Various Ways Of Helping You Pay For College
Attending college is a dream that many students have. It's what the high school journey is all about, from studying for your finals to joining the debate club or football team, to after school volunteer hours; all of which will look great on a college application. The dream of higher learning may fizzle for some, when the financial reality of tuition and books sets in. With the time it takes to get good grades and the added bells and whistles that colleges look for in a potential student, it's near impossible to hold down a job that will allow for a student to save enough for even the cost of the first semester.
Teens Can Work
Okay, so working is one of the ways to save money, but relax, it might not be as bad as you think. Working through high school is entirely challenging when you're aiming for a great GPA. You can count on some evenings and weekends to be able to work, but there's homework and tests to study for, not to mention your extra curricular activities.
A solid way to earn some serious cash is to get a summer job, or one that really allows flexibility in your study habits, and goes along with the ebb and flow of your school work. Put in a couple good years and you have a nice nest egg to use to get you off to a good start.

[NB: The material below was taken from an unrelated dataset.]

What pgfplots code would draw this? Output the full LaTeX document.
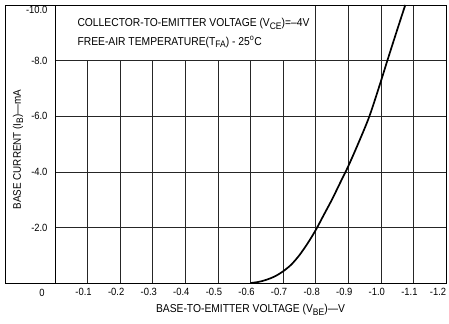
\documentclass[border=0pt]{standalone}
\usepackage{pgfplots}
\pgfplotsset{compat=1.18}
\usepackage{fontspec}
\setmainfont{Liberation Sans}[FakeStretch=0.9]
\newcommand\sub[1]{\raisebox{-0.4ex}{\fontsize{9.5}{9.5}\selectfont #1}}
\begin{document}
\begin{tikzpicture}
\begin{axis}[
  scale only axis, width=391bp, height=278bp,
  x dir=reverse, y dir=reverse,
  xmin=-1.2, xmax=0, ymin=-10, ymax=0,
  xtick={-0.1,-0.2,-0.3,-0.4,-0.5,-0.6,-0.7,-0.8,-0.9,-1.0,-1.1,-1.2},
  xticklabels={-0.1,-0.2,-0.3,-0.4,-0.5,-0.6,-0.7,-0.8,-0.9,-1.0,-1.1,{-1.2\kern8bp}},
  ytick={-8,-6,-4,-2},
  yticklabels={-8.0,-6.0,-4.0,-2.0},
  extra y ticks={-10},
  extra y tick labels={-10.0},
  extra y tick style={yticklabel style={yshift=-5bp}},
  grid=major,
  major grid style={black!85, line width=0.55pt},
  major tick length=0pt,
  axis line style={line width=0.9pt},
  tick label style={font=\fontsize{10.5}{11}\selectfont},
  xticklabel style={xshift=-4bp, yshift=-2bp},
  yticklabel style={xshift=-4bp},
  clip=false,
]
\fill[white] (axis cs:0,-8) rectangle (axis cs:-0.8,-10);
\draw[black!85, line width=0.55pt] (axis cs:0,-8) -- (axis cs:-0.8,-8) -- (axis cs:-0.8,-10);
\draw[line width=0.9pt] ([xshift=-50bp]axis cs:0,-10) -- (axis cs:-1.2,-10) -- (axis cs:-1.2,0) -- ([xshift=-50bp]axis cs:0,0) -- cycle;
\draw[line width=0.9pt] (axis cs:0,-10) -- (axis cs:0,0);
\addplot[black, line width=1.7pt, smooth, tension=0.5] coordinates {
 (-0.600,0) (-0.625,-0.04) (-0.65,-0.12) (-0.675,-0.24) (-0.70,-0.42)
 (-0.725,-0.66) (-0.75,-1.0) (-0.775,-1.42) (-0.80,-1.9) (-0.825,-2.45)
 (-0.85,-3.0) (-0.875,-3.6) (-0.90,-4.2) (-0.93,-5.0) (-0.965,-6.0)
 (-1.00,-7.25) (-1.02,-8.0) (-1.05,-9.1) (-1.075,-10.0)
};
\node[font=\fontsize{10.5}{11}\selectfont] at ([xshift=-13bp,yshift=-10bp]axis cs:0,0) {0};
\node[rotate=90, font=\fontsize{11}{12}\selectfont] at ([xshift=-37bp]axis cs:0,-4.8) {BASE CURRENT (I\sub{B})—mA};
\node[font=\fontsize{11.5}{12}\selectfont] at ([yshift=-27bp]axis cs:-0.6,0) {BASE-TO-EMITTER VOLTAGE (V\sub{BE})—V};
\node[anchor=west, font=\fontsize{11.5}{12}\selectfont] at ([xshift=19bp,yshift=-19bp]axis cs:0,-10) {COLLECTOR-TO-EMITTER VOLTAGE (V\sub{CE})=–4V};
\node[anchor=west, font=\fontsize{11.5}{12}\selectfont] at ([xshift=19bp,yshift=-37bp]axis cs:0,-10) {FREE-AIR TEMPERATURE(T\sub{FA}) - 25\textsuperscript{o}C};
\end{axis}
\pgfresetboundingbox
\path ([xshift=-55bp,yshift=-41bp]current axis.south west) rectangle ([xshift=3bp,yshift=5bp]current axis.north east);
\end{tikzpicture}
\end{document}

At least for a semester.
Teens Can Live Off Campus
We know, it's the dream to live on campus and partake in all of the college life traditions, but honestly, how much better would it be to have minimal students loans and pay off your debt, or have no debt at all by the time you graduate.
Apply For Student Loans
While not ideal, a student loan from the government will get you over the initial hurdle of paying for your post secondary education. Check into your options, if they offer grants, or some governments will allow you to pay back less of the loan, or different loan options may be available if you have a deceased parent or disability.
Research Less Expensive Colleges
Think about your career choice and whether or not it really matters if you attend a community college or an ivy league university. Graduates from both types of schools can land the same jobs after graduation. Do your research and make sure you're not spending a great amount of money just to say you attended a fancier campus.

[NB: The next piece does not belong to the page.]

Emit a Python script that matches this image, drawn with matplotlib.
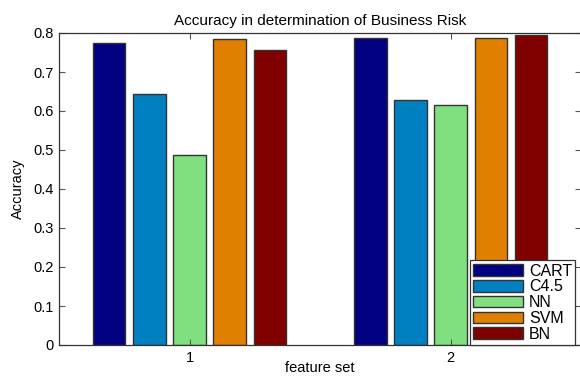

There are several colleges that offer transfer courses to a four-year college where you will begin as a freshman, which will help save money. You will also be able to choose from more flexible classes, which might enable you to work a bit more at the job that's paying your tuition.

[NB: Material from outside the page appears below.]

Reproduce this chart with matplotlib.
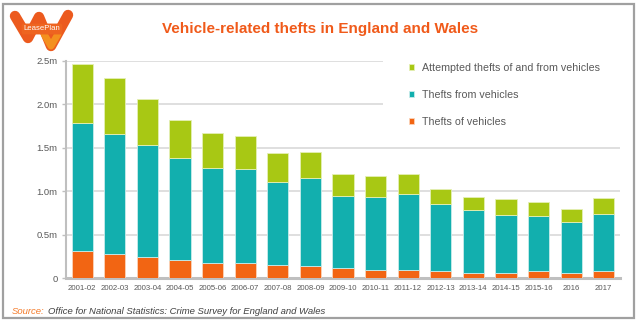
import matplotlib.pyplot as plt
import numpy as np
from matplotlib.lines import Line2D
from matplotlib.patches import Rectangle

plt.rcParams['font.family'] = ['Liberation Sans', 'DejaVu Sans']

W, H = 640, 322

years = ['2001-02', '2002-03', '2003-04', '2004-05', '2005-06', '2006-07',
         '2007-08', '2008-09', '2009-10', '2010-11', '2011-12', '2012-13',
         '2013-14', '2014-15', '2015-16', '2016', '2017']
# millions
thefts_of = [0.31, 0.28, 0.24, 0.21, 0.17, 0.17, 0.15, 0.14, 0.11, 0.09,
             0.09, 0.085, 0.06, 0.06, 0.08, 0.055, 0.085]
thefts_from = [1.47, 1.38, 1.29, 1.175, 1.095, 1.09, 0.96, 1.01, 0.83, 0.845,
               0.88, 0.765, 0.72, 0.665, 0.64, 0.585, 0.65]
attempted = [0.69, 0.645, 0.53, 0.44, 0.41, 0.375, 0.335, 0.30, 0.26, 0.24,
             0.225, 0.17, 0.15, 0.19, 0.16, 0.15, 0.185]

yticks = [0, 0.5, 1.0, 1.5, 2.0, 2.5]
ytick_labels = ['0', '0.5m', '1.0m', '1.5m', '2.0m', '2.5m']

c_orange = '#F26513'
c_teal = '#12AFAE'
c_green = '#A8C814'
grey_txt = '#595959'


def fx(px):
    return px / W


def fy(py):
    return 1 - py / H


fig = plt.figure(figsize=(W / 100, H / 100), dpi=100)
ax = fig.add_axes([fx(66), fy(278), fx(620) - fx(66), fy(61) - fy(278)])

x = np.arange(len(years))
of = np.array(thefts_of)
fr = np.array(thefts_from)
at = np.array(attempted)
bw = 0.65
b1 = ax.bar(x, of, bw, color=c_orange, edgecolor='#FBD3B8', linewidth=0.6,
            label='Thefts of vehicles', zorder=3)
b2 = ax.bar(x, fr, bw, bottom=of, color=c_teal, edgecolor='#C8ECEB',
            linewidth=0.6, label='Thefts from vehicles', zorder=3)
b3 = ax.bar(x, at, bw, bottom=of + fr, color=c_green, edgecolor='#E4EFB5',
            linewidth=0.6, label='Attempted thefts of and from vehicles', zorder=3)

ax.set_xlim(-0.5, len(years) - 0.5)
ax.set_ylim(0, 2.5)
ax.set_yticks(yticks)
ax.set_yticklabels(ytick_labels)
ax.set_xticks(x)
ax.set_xticklabels(years)
ax.yaxis.grid(True, color='#D9D9D9', linewidth=1.2)
ax.set_axisbelow(True)
ax.tick_params(axis='y', length=3, width=1, color='#BFBFBF', labelsize=6.8,
               labelcolor=grey_txt, pad=3)
ax.tick_params(axis='x', length=0, labelsize=5.6, labelcolor=grey_txt, pad=5)
for s in ['top', 'right']:
    ax.spines[s].set_visible(False)
ax.spines['left'].set_color('#BFBFBF')
ax.spines['left'].set_linewidth(1.5)
ax.spines['bottom'].set_color('#BFBFBF')
ax.spines['bottom'].set_linewidth(2.2)

# white box behind legend hides upper gridlines
ax.add_patch(Rectangle((fx(383), fy(147) + 0.004), fx(621) - fx(383), fy(50) - fy(147),
                       transform=fig.transFigure, facecolor='white',
                       edgecolor='none', zorder=1, clip_on=False))

leg = ax.legend(handles=[b3, b2, b1], loc='upper left',
                bbox_to_anchor=(fx(409), fy(63)), bbox_transform=fig.transFigure,
                frameon=False, fontsize=7.7, handlelength=0.5, handleheight=0.5,
                handletextpad=0.75, labelspacing=1.6, borderpad=0,
                borderaxespad=0)
for t in leg.get_texts():
    t.set_color(grey_txt)

fig.text(0.5, fy(29), 'Vehicle-related thefts in England and Wales',
         ha='center', va='center', fontsize=11, fontweight='bold',
         color='#F05A1A')

fig.text(fx(12), fy(311), 'Source:', ha='left', va='center', fontsize=6.8,
         style='italic', color='#F47B2A')
fig.text(fx(48), fy(311),
         'Office for National Statistics: Crime Survey for England and Wales',
         ha='left', va='center', fontsize=6.8, style='italic', color='#3F3F3F')

# outer frame
fig.add_artist(Rectangle((fx(3), fy(318)), fx(634) - fx(3), fy(4) - fy(318),
                         transform=fig.transFigure, facecolor='none',
                         edgecolor='#A0A0A0', linewidth=1.6))

# LeasePlan logo (simplified)
lx = [15, 28, 39, 51, 68]
ly = [16, 38, 17, 46, 15]
fig.add_artist(Line2D([fx(v) for v in lx], [fy(v) for v in ly],
                      transform=fig.transFigure, color='#EC5A1E', linewidth=7.5,
                      solid_capstyle='round', solid_joinstyle='round'))
fig.add_artist(Line2D([fx(v) for v in [44, 51, 58]], [fy(v) for v in [34, 46, 34]],
                      transform=fig.transFigure, color='#F4901E', linewidth=5,
                      solid_capstyle='round', solid_joinstyle='round'))
fig.text(fx(42), fy(29), 'LeasePlan', ha='center', va='center', fontsize=5.6,
         color='white',
         bbox=dict(boxstyle='round,pad=0.25', facecolor='#EE6420', edgecolor='none'))

fig.savefig('out.png', dpi=100)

Look Into Tuition Reimbursement Programs
When choosing an employer, look into companies that offer tuition reimbursement. Offering this perk to employees helps a company attract a loyal employee base, offer tax deductions, and the education the employee receives can help the employer while the employee remains working for them.
Undergraduate Research Perhaps?
This is well worth looking into. If you are planning on being a researcher, ie., scientist or engineer, undergraduate research is the perfect opportunity for you to get your hands dirty and help out with actual research, gain hands-on learning, and help pay some of your student bills. This is a great way to spend time doing what you think you will love, and confirm that, or send you in another direction. An undergraduate researcher will not only gain valuable information, but will make connections that could come in handy one college is finished and you're ready to move on to the real world.
Earn College Credits In High School
This is an exciting option. With Advanced Placement (AP), students can eliminate some of the courses they would ordinarily take in college. There are tests that you can take that would count as college credits. Check into these options with your school councilor, and get a head start on your college career before you ever graduate high school.